◆ **What to do**
Omit every picture, and retype the lines that run from the beginning of the data below through the line containing "(216,1180) -- (rlB);", inclusive.

[Data section start]

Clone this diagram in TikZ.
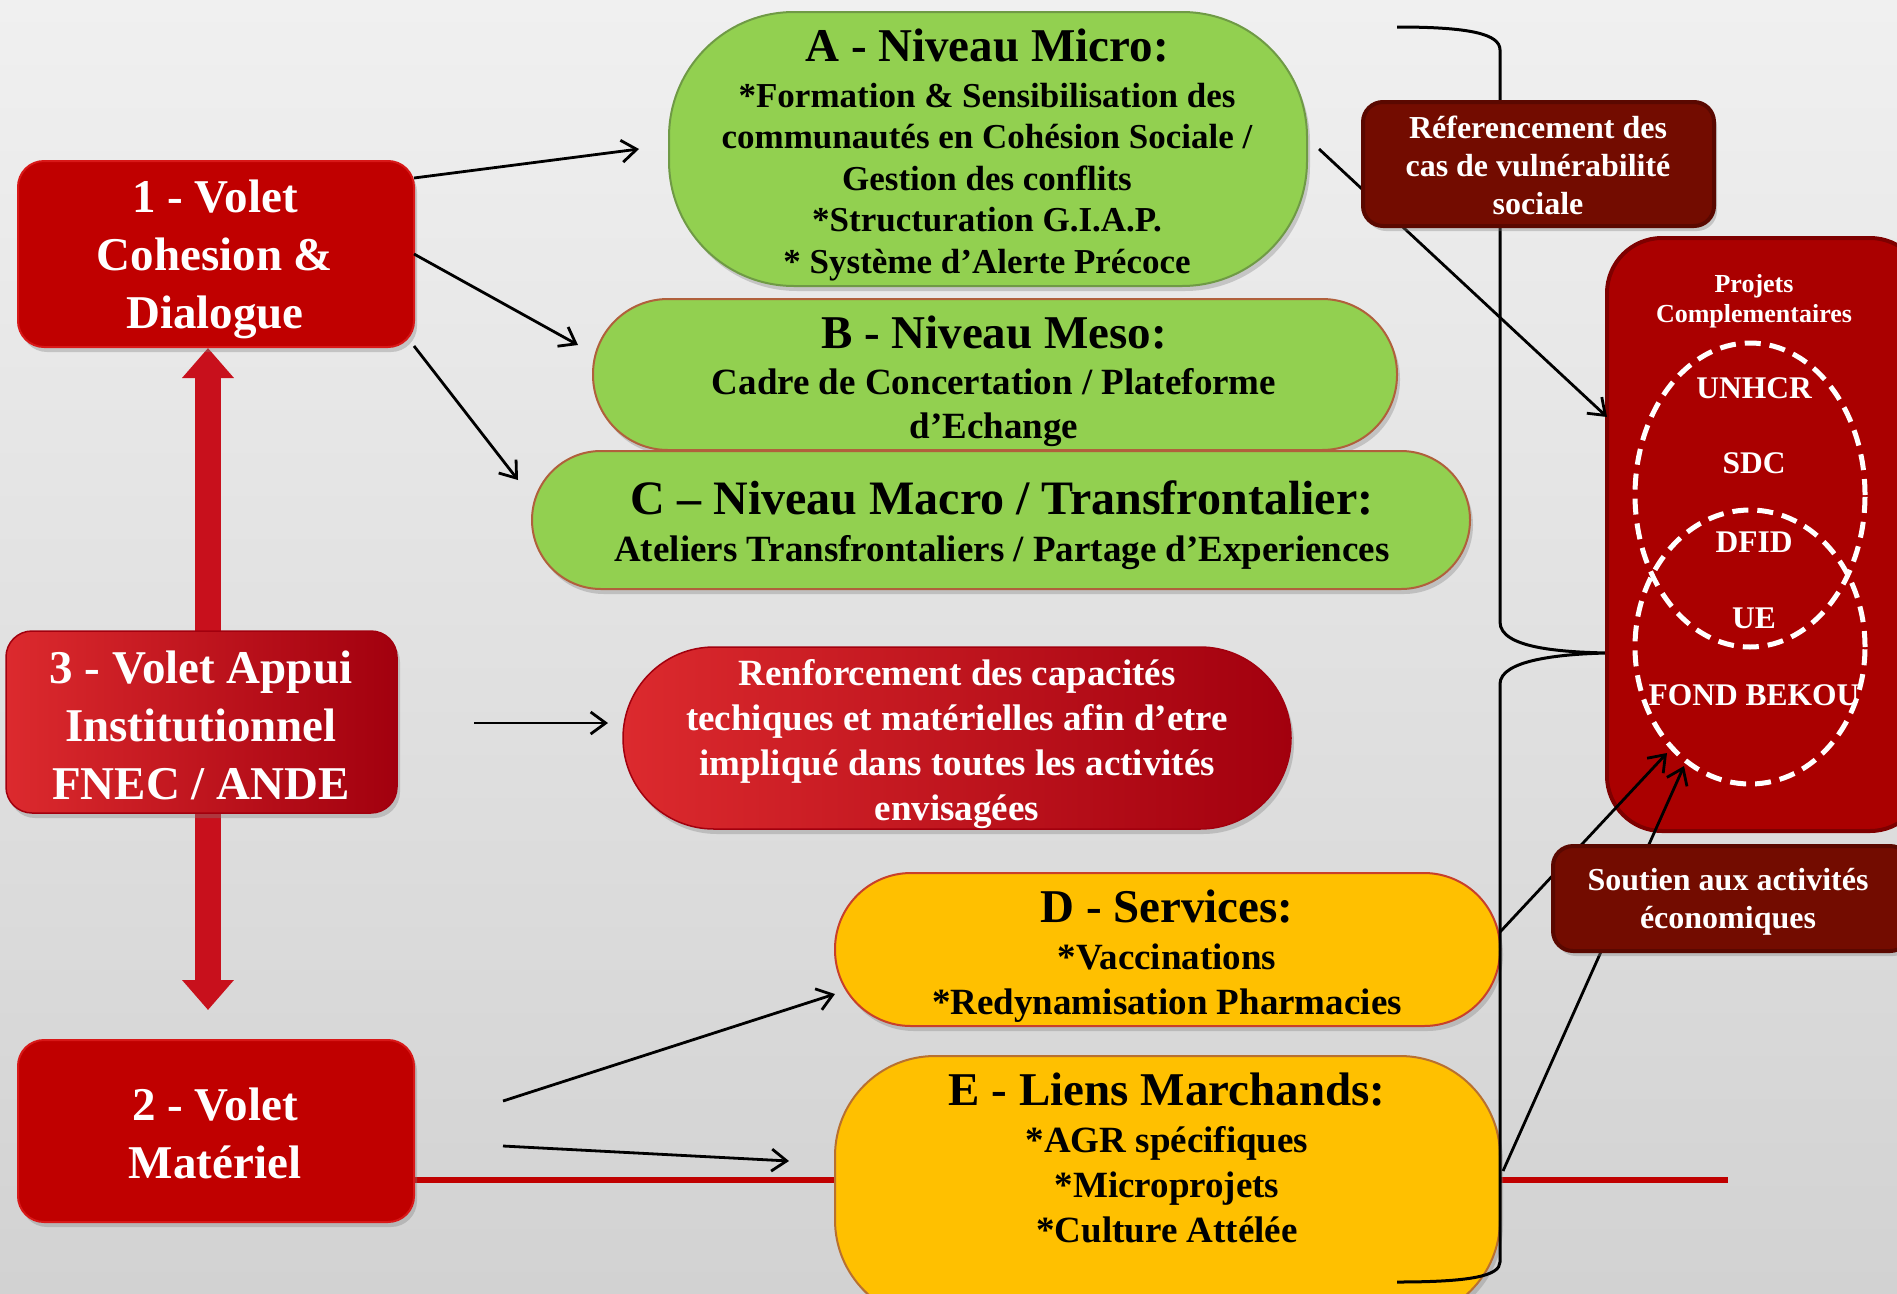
\documentclass[tikz,border=0pt]{standalone}
\usepackage{fontspec}
\setmainfont{Liberation Serif}
\usetikzlibrary{arrows.meta,shapes.geometric,shadows}
\definecolor{bgtop}{HTML}{F0F0F0}
\definecolor{bgbot}{HTML}{D2D2D2}
\definecolor{boxred}{HTML}{C00000}
\definecolor{boxredb}{HTML}{D81818}
\definecolor{gradL}{HTML}{DC2A2E}
\definecolor{gradR}{HTML}{A2000E}
\definecolor{grn}{HTML}{92D050}
\definecolor{grnA}{HTML}{6F9A45}
\definecolor{grnB}{HTML}{B0603C}
\definecolor{ylw}{HTML}{FFC000}
\definecolor{ylwD}{HTML}{C8402A}
\definecolor{ylwE}{HTML}{B87030}
\definecolor{darkr}{HTML}{730C00}
\definecolor{darkrb}{HTML}{5A0800}
\definecolor{proj}{HTML}{AA0000}
\definecolor{projb}{HTML}{7E0000}
\definecolor{barred}{HTML}{C8101C}
\newcommand\myfs[2]{\fontsize{#1}{#2}\selectfont}
\begin{document}
\begin{tikzpicture}[x=1pt,y=-1pt,
  shad/.style={drop shadow={opacity=0.35,shadow xshift=3pt,shadow yshift=-5pt}},
  redbox/.style={rectangle,rounded corners=26pt,fill=boxred,draw=boxredb,line width=2pt,shad,inner sep=0pt},
  gradbox/.style={rectangle,rounded corners=26pt,left color=gradL,right color=gradR,draw=gradR,line width=1.5pt,shad,inner sep=0pt},
  gbox/.style={rectangle,fill=grn,line width=2pt,shad,inner sep=0pt},
  ybox/.style={rectangle,fill=ylw,line width=2pt,shad,inner sep=0pt},
  dbox/.style={rectangle,rounded corners=20pt,fill=darkr,draw=darkrb,line width=4pt,shad,inner sep=0pt},
  pbox/.style={rectangle,rounded corners=55pt,fill=proj,draw=projb,line width=4pt,inner sep=0pt},
  venn/.style={ellipse,draw=white,line width=5pt,dash pattern=on 16pt off 9pt,inner sep=0pt},
  wtxt/.style={text=white,align=center,inner sep=0pt},
  btxt/.style={text=black,align=center,inner sep=0pt},
  arr/.style={line width=2.8pt,-{Straight Barb[length=15pt,width=22pt]}},
]
\clip (0,0) rectangle (1897,1293);
\fill[top color=bgtop,bottom color=bgbot] (0,0) rectangle (1897,1293);

% red horizontal line
\coordinate (rlB) at (1728,1180);
\draw[line width=6pt,boxred] (216,1180) -- (rlB);

% double arrow
\coordinate (dT) at (208,348);
\coordinate (dB) at (208,1010);
\draw[line width=26pt,barred,{Triangle[length=30pt,width=50pt]}-{Triangle[length=30pt,width=50pt]}] (dT) -- (dB);

% left boxes
\node[redbox,minimum width=396pt,minimum height=186pt] (b1) at (216,254) {};
\node[gradbox,minimum width=391pt,minimum height=182pt] (b3) at (201.5,722) {};
\node[redbox,minimum width=396pt,minimum height=182pt] (b2) at (216,1131) {};
\node[wtxt,font=\bfseries\myfs{47}{58}] (t1) at (215,259) {1 - Volet\\Cohesion \&\\Dialogue};
\node[wtxt,font=\bfseries\myfs{47}{58}] (t3) at (201,725) {3 - Volet Appui\\Institutionnel\\FNEC / ANDE};
\node[wtxt,font=\bfseries\myfs{47}{58}] (t2) at (215,1133) {2 - Volet\\Matériel};

% green shapes
\node[gbox,draw=grnA,rounded corners=125pt,minimum width=638pt,minimum height=274pt] (A) at (988,149) {};
\node[gbox,draw=grnB,rounded corners=75pt,minimum width=804pt,minimum height=151pt] (B) at (995,374.5) {};
\node[gbox,draw=grnB,rounded corners=69pt,minimum width=938pt,minimum height=138pt] (C) at (1001,520) {};
\node[btxt,font=\bfseries\myfs{47}{56}] (tAh) at (987,46) {A - Niveau Micro:};
\node[btxt,font=\bfseries\myfs{35}{41.5}] (tAb) at (987,182) {*Formation \& Sensibilisation des\\communautés en Cohésion Sociale /\\Gestion des conflits\\{}*Structuration G.I.A.P.\\{}* Système d’Alerte Précoce};
\node[btxt,font=\bfseries\myfs{47}{56}] (tBh) at (994,333) {B - Niveau Meso:};
\node[btxt,font=\bfseries\myfs{37}{44}] (tBb) at (994,408) {Cadre de Concertation / Plateforme\\d’Echange};
\node[btxt,font=\bfseries\myfs{48}{56}] (tCh) at (1002,498) {C – Niveau Macro / Transfrontalier:};
\node[btxt,font=\bfseries\myfs{37}{44}] (tCb) at (1002,553) {Ateliers Transfrontaliers / Partage d’Experiences};

% Renforcement
\node[gradbox,rounded corners=91pt,minimum width=668pt,minimum height=182pt] (R) at (957,738) {};
\node[wtxt,font=\bfseries\myfs{37}{45}] (tR) at (957,744) {Renforcement des capacités\\techiques et matérielles afin d’etre\\impliqué dans toutes les activités\\envisagées};

% yellow shapes
\node[ybox,draw=ylwD,rounded corners=76pt,minimum width=665pt,minimum height=153pt] (D) at (1167.5,949.5) {};
\node[ybox,draw=ylwE,rounded corners=100pt,minimum width=665pt,minimum height=264pt] (E) at (1167.5,1188) {};
\node[btxt,font=\bfseries\myfs{47}{56}] (tDh) at (1167,907) {D - Services:};
\node[btxt,font=\bfseries\myfs{37}{45}] (tDb) at (1167,983) {*Vaccinations\\{}*Redynamisation Pharmacies};
\node[btxt,font=\bfseries\myfs{47}{56}] (tEh) at (1167,1090) {E - Liens Marchands:};
\node[btxt,font=\bfseries\myfs{37}{45}] (tEb) at (1167,1185) {*AGR spécifiques\\{}*Microprojets\\{}*Culture Attélée};

% brace
\coordinate (brT) at (1397,27);
\coordinate (brM) at (1607,653);
\coordinate (brB) at (1397,1282);
\draw[line width=3pt] (brT) .. controls (1470,27) and (1500,34) .. (1500,50) -- (1500,622) .. controls (1500,648) and (1560,652) .. (brM) .. controls (1560,654) and (1500,660) .. (1500,684) -- (1500,1262) .. controls (1500,1276) and (1470,1282) .. (brB);

% Projets box
\node[pbox,minimum width=318pt,minimum height=593pt] (P) at (1766,534.5) {};
\node[wtxt,font=\bfseries\myfs{26}{30}] (tP) at (1754,301) {Projets\\Complementaires};
\node[venn,minimum width=230pt,minimum height=304pt] (V1) at (1750,495) {};
\node[venn,minimum width=230pt,minimum height=274pt] (V2) at (1750,647) {};
\node[wtxt,font=\bfseries\myfs{31.5}{36}] (vU) at (1754,388) {UNHCR};
\node[wtxt,font=\bfseries\myfs{31.5}{36}] (vS) at (1754,463) {SDC};
\node[wtxt,font=\bfseries\myfs{31.5}{36}] (vD) at (1754,542) {DFID};
\node[wtxt,font=\bfseries\myfs{31.5}{36}] (vE) at (1754,618) {UE};
\node[wtxt,font=\bfseries\myfs{31.5}{36}] (vF) at (1754,695) {FOND BEKOU};

% arrow coordinates
\coordinate (a1s) at (414,178); \coordinate (a1e) at (639,149);
\coordinate (a2s) at (414,254); \coordinate (a2e) at (578,345);
\coordinate (a3s) at (414,346); \coordinate (a3e) at (518,480);
\coordinate (a4s) at (474,723); \coordinate (a4e) at (608,723);
\coordinate (a5s) at (503,1101); \coordinate (a5e) at (835,994);
\coordinate (a6s) at (503,1146); \coordinate (a6e) at (789,1161);
\coordinate (a7s) at (1319,149); \coordinate (a7e) at (1607,417);
\coordinate (a8s) at (1500,932); \coordinate (a8e) at (1667,753);
\coordinate (a9s) at (1503,1171); \coordinate (a9e) at (1684,766);
\draw[arr] (a1s) -- (a1e);
\draw[arr] (a2s) -- (a2e);
\draw[arr] (a3s) -- (a3e);
\draw[arr] (a4s) -- (a4e);
\draw[arr] (a5s) -- (a5e);
\draw[arr] (a6s) -- (a6e);
\draw[arr] (a7s) -- (a7e);
\draw[arr] (a8s) -- (a8e);
\draw[arr] (a9s) -- (a9e);

% dark boxes
\node[dbox,minimum width=351pt,minimum height=124pt] (Ref) at (1538.5,164) {};
\node[wtxt,font=\bfseries\myfs{32}{38}] (tRef) at (1538,165) {Réferencement des\\cas de vulnérabilité\\sociale};
\node[dbox,minimum width=357pt,minimum height=105pt] (Sou) at (1731.5,898.5) {};
\node[wtxt,font=\bfseries\myfs{32}{38}] (tSou) at (1728,902) {Soutien aux activités\\économiques};
\end{tikzpicture}
\end{document}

[Data section end]

◆ **Result for this task**
Clone this diagram in TikZ.
\documentclass[tikz,border=0pt]{standalone}
\usepackage{fontspec}
\setmainfont{Liberation Serif}
\usetikzlibrary{arrows.meta,shapes.geometric,shadows}
\definecolor{bgtop}{HTML}{F0F0F0}
\definecolor{bgbot}{HTML}{D2D2D2}
\definecolor{boxred}{HTML}{C00000}
\definecolor{boxredb}{HTML}{D81818}
\definecolor{gradL}{HTML}{DC2A2E}
\definecolor{gradR}{HTML}{A2000E}
\definecolor{grn}{HTML}{92D050}
\definecolor{grnA}{HTML}{6F9A45}
\definecolor{grnB}{HTML}{B0603C}
\definecolor{ylw}{HTML}{FFC000}
\definecolor{ylwD}{HTML}{C8402A}
\definecolor{ylwE}{HTML}{B87030}
\definecolor{darkr}{HTML}{730C00}
\definecolor{darkrb}{HTML}{5A0800}
\definecolor{proj}{HTML}{AA0000}
\definecolor{projb}{HTML}{7E0000}
\definecolor{barred}{HTML}{C8101C}
\newcommand\myfs[2]{\fontsize{#1}{#2}\selectfont}
\begin{document}
\begin{tikzpicture}[x=1pt,y=-1pt,
  shad/.style={drop shadow={opacity=0.35,shadow xshift=3pt,shadow yshift=-5pt}},
  redbox/.style={rectangle,rounded corners=26pt,fill=boxred,draw=boxredb,line width=2pt,shad,inner sep=0pt},
  gradbox/.style={rectangle,rounded corners=26pt,left color=gradL,right color=gradR,draw=gradR,line width=1.5pt,shad,inner sep=0pt},
  gbox/.style={rectangle,fill=grn,line width=2pt,shad,inner sep=0pt},
  ybox/.style={rectangle,fill=ylw,line width=2pt,shad,inner sep=0pt},
  dbox/.style={rectangle,rounded corners=20pt,fill=darkr,draw=darkrb,line width=4pt,shad,inner sep=0pt},
  pbox/.style={rectangle,rounded corners=55pt,fill=proj,draw=projb,line width=4pt,inner sep=0pt},
  venn/.style={ellipse,draw=white,line width=5pt,dash pattern=on 16pt off 9pt,inner sep=0pt},
  wtxt/.style={text=white,align=center,inner sep=0pt},
  btxt/.style={text=black,align=center,inner sep=0pt},
  arr/.style={line width=2.8pt,-{Straight Barb[length=15pt,width=22pt]}},
]
\clip (0,0) rectangle (1897,1293);
\fill[top color=bgtop,bottom color=bgbot] (0,0) rectangle (1897,1293);

% red horizontal line
\coordinate (rlB) at (1728,1180);
\draw[line width=6pt,boxred] (216,1180) -- (rlB);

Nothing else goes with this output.